BACKGROUND: Health anxiety (HA) is an increasing public health problem related to increased health service costs, and associated with functional somatic symptoms (FSS) and considerable personal suffering. Abnormal bodily experiences which may resemble HA and FSS are common in psychotic disorders, but a potential link between HA and psychosis vulnerability in childhood is largely unexplored. The current study estimates the association between subclinical psychotic experiences (PE) and HA and FSS in a general population cohort of preadolescents.
METHODS: The study population consisted of 1,572 11-12-year-old children from the Copenhagen Child Cohort 2000. PE were comprehensibly assessed as either present or not present using the Kiddie Schedule of Affective Disorders and Schizophrenia psychosis section. HA and FSS were assessed by self-report on validated questionnaires. Additional variables on general psychopathology, puberty, and chronic somatic illness were also obtained.
RESULTS: Psychotic experiences were associated with the top 10% high scores of HA (Odds Ratio (OR) 3.2; 95% CI: 2.1-4.8) and FSS (OR 4.6; 95% CI: 3.1-6.9) in univariate analyses. After mutual adjustment, the association was reduced to (HA: OR 2.3; 95% CI: 1.5-3.5; FSS: OR 3.7; 95% CI: 2.4-4.7), suggesting interdependence. Further adjustment for potential confounders and general psychopathology only reduced the associations slightly: HA OR 2.2 (95% CI: 1.4-3.4); FSS OR 3.3 (95% CI: 2.1-5.2). Secondary analyses of subdimensions of HA showed that PE were associated with fears (OR 3.0; 95% CI: 2.0-4.6) and daily impact of HA symptoms (OR 5.0; 95% CI: 3.4-7.5), but not help seeking (OR 1.2; 95% CI: 0.7-2.1).
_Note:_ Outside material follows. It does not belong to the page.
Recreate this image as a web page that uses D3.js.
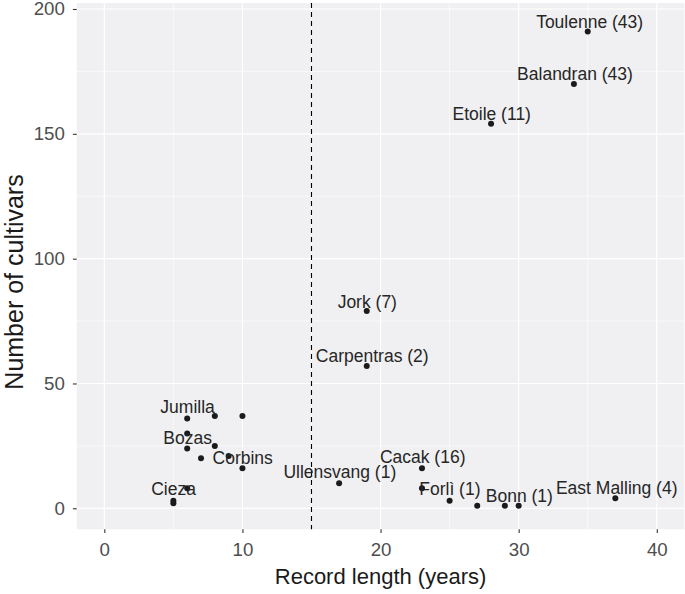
<!DOCTYPE html>
<html>
<head>
<meta charset="utf-8">
<script src="https://cdn.jsdelivr.net/npm/d3@7"></script>
<style>
  html, body { margin: 0; padding: 0; background: #ffffff; }
  svg { display: block; font-family: "Liberation Sans", Arial, Helvetica, sans-serif; }
</style>
</head>
<body>
<svg id="chart" width="685" height="594"></svg>
<script>
// ---- data ----
const recordLength = [35, 34, 28, 19, 19, 6, 8, 10, 6, 6, 8, 7, 9, 10, 6, 5, 5, 17, 23, 23, 25, 27, 29, 30, 37];
const numCultivars = [191, 170, 154, 79, 57, 36, 37, 37, 30, 24, 25, 20, 21, 16, 8, 3, 2, 10, 16, 8, 3, 1, 1, 1, 4];

const labelText = ["Toulenne (43)", "Balandran (43)", "Etoile (11)", "Jork (7)", "Carpentras (2)",
  "Jumilla", "Bozas", "Corbins", "Cieza", "Ullensvang (1)", "Cacak (16)", "Forlì (1)", "Bonn (1)", "East Malling (4)"];
const labelX = [35.14, 34.08, 28.05, 19.04, 19.4, 6.03, 6.03, 10.02, 5.01, 17.05, 23.05, 25.02, 30.05, 37.1];
const labelY = [195.1, 174.0, 158.0, 82.9, 61.1, 40.5, 28.4, 20.4, 7.7, 14.8, 20.7, 7.7, 5.0, 8.4];

const xTicks = [0, 10, 20, 30, 40];
const yTicks = [0, 50, 100, 150, 200];
const xMinor = [5, 15, 25, 35];
const yMinor = [25, 75, 125, 175];
const cutoffYears = 15;

const xDomain = [-2, 42];
const yDomain = [-8.41, 202.4];

// ---- layout ----
const panel = { left: 76.7, right: 684.4, top: 3, bottom: 529.3 };
const svg = d3.select("#chart");

const x = d3.scaleLinear().domain(xDomain).range([panel.left, panel.right]);
const y = d3.scaleLinear().domain(yDomain).range([panel.bottom, panel.top]);

// panel background
svg.append("rect")
  .attr("x", panel.left).attr("y", panel.top)
  .attr("width", panel.right - panel.left).attr("height", panel.bottom - panel.top)
  .attr("fill", "#f0f0f2");

const grid = svg.append("g");
// minor grid
grid.selectAll(".vmin").data(xMinor).enter().append("line")
  .attr("x1", d => x(d)).attr("x2", d => x(d))
  .attr("y1", panel.top).attr("y2", panel.bottom)
  .attr("stroke", "#ffffff").attr("stroke-width", 0.6);
grid.selectAll(".hmin").data(yMinor).enter().append("line")
  .attr("y1", d => y(d)).attr("y2", d => y(d))
  .attr("x1", panel.left).attr("x2", panel.right)
  .attr("stroke", "#ffffff").attr("stroke-width", 0.6);
// major grid
grid.selectAll(".vmaj").data(xTicks).enter().append("line")
  .attr("x1", d => x(d)).attr("x2", d => x(d))
  .attr("y1", panel.top).attr("y2", panel.bottom)
  .attr("stroke", "#ffffff").attr("stroke-width", 1.2);
grid.selectAll(".hmaj").data(yTicks).enter().append("line")
  .attr("y1", d => y(d)).attr("y2", d => y(d))
  .attr("x1", panel.left).attr("x2", panel.right)
  .attr("stroke", "#ffffff").attr("stroke-width", 1.2);

// axes
const xAxis = d3.axisBottom(x).tickValues(xTicks).tickSize(3.8).tickPadding(9.5).tickFormat(d3.format("d"));
const yAxis = d3.axisLeft(y).tickValues(yTicks).tickSize(3.8).tickPadding(8).tickFormat(d3.format("d"));

const gx = svg.append("g").attr("transform", `translate(0,${panel.bottom})`).call(xAxis);
const gy = svg.append("g").attr("transform", `translate(${panel.left},0)`).call(yAxis);
[gx, gy].forEach(g => {
  g.select(".domain").remove();
  g.selectAll(".tick line").attr("stroke", "#333333").attr("stroke-width", 1.1);
  g.selectAll(".tick text").attr("fill", "#4d4d4d").style("font-size", "18.7px")
    .style("font-family", '"Liberation Sans", Arial, sans-serif');
});
gx.selectAll(".tick text").attr("dy", "0.71em");

// axis titles
svg.append("text")
  .attr("x", (panel.left + panel.right) / 2).attr("y", 584)
  .attr("text-anchor", "middle").attr("fill", "#1a1a1a")
  .style("font-size", "22px")
  .text("Record length (years)");
svg.append("text")
  .attr("transform", "translate(23,282) rotate(-90)")
  .attr("text-anchor", "middle").attr("fill", "#1a1a1a")
  .style("font-size", "25px")
  .text("Number of cultivars");

// cutoff dashed line
svg.append("line")
  .attr("x1", x(cutoffYears)).attr("x2", x(cutoffYears))
  .attr("y1", panel.top).attr("y2", panel.bottom)
  .attr("stroke", "#000000").attr("stroke-width", 1.1)
  .attr("stroke-dasharray", "5,4");

// points
const pts = recordLength.map((v, i) => ({ x: v, y: numCultivars[i] }));
svg.append("g").selectAll("circle").data(pts).enter().append("circle")
  .attr("cx", d => x(d.x)).attr("cy", d => y(d.y))
  .attr("r", 3).attr("fill", "#1a1a1a");

// labels
const labs = labelText.map((t, i) => ({ t, x: labelX[i], y: labelY[i] }));
svg.append("g").selectAll("text").data(labs).enter().append("text")
  .attr("x", d => x(d.x)).attr("y", d => y(d.y))
  .attr("dy", "0.36em")
  .attr("text-anchor", "middle").attr("fill", "#262626")
  .style("font-size", "17.5px")
  .text(d => d.t);
</script>
</body>
</html>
CONCLUSIONS: This is the first study to investigate the associations between PE and HA and FSS, respectively. PE were significantly associated with HA and FSS over and above general psychopathology in preadolescence. Individuals with PE expressed high levels of health-related fears and daily impact, but no corresponding help-seeking behavior.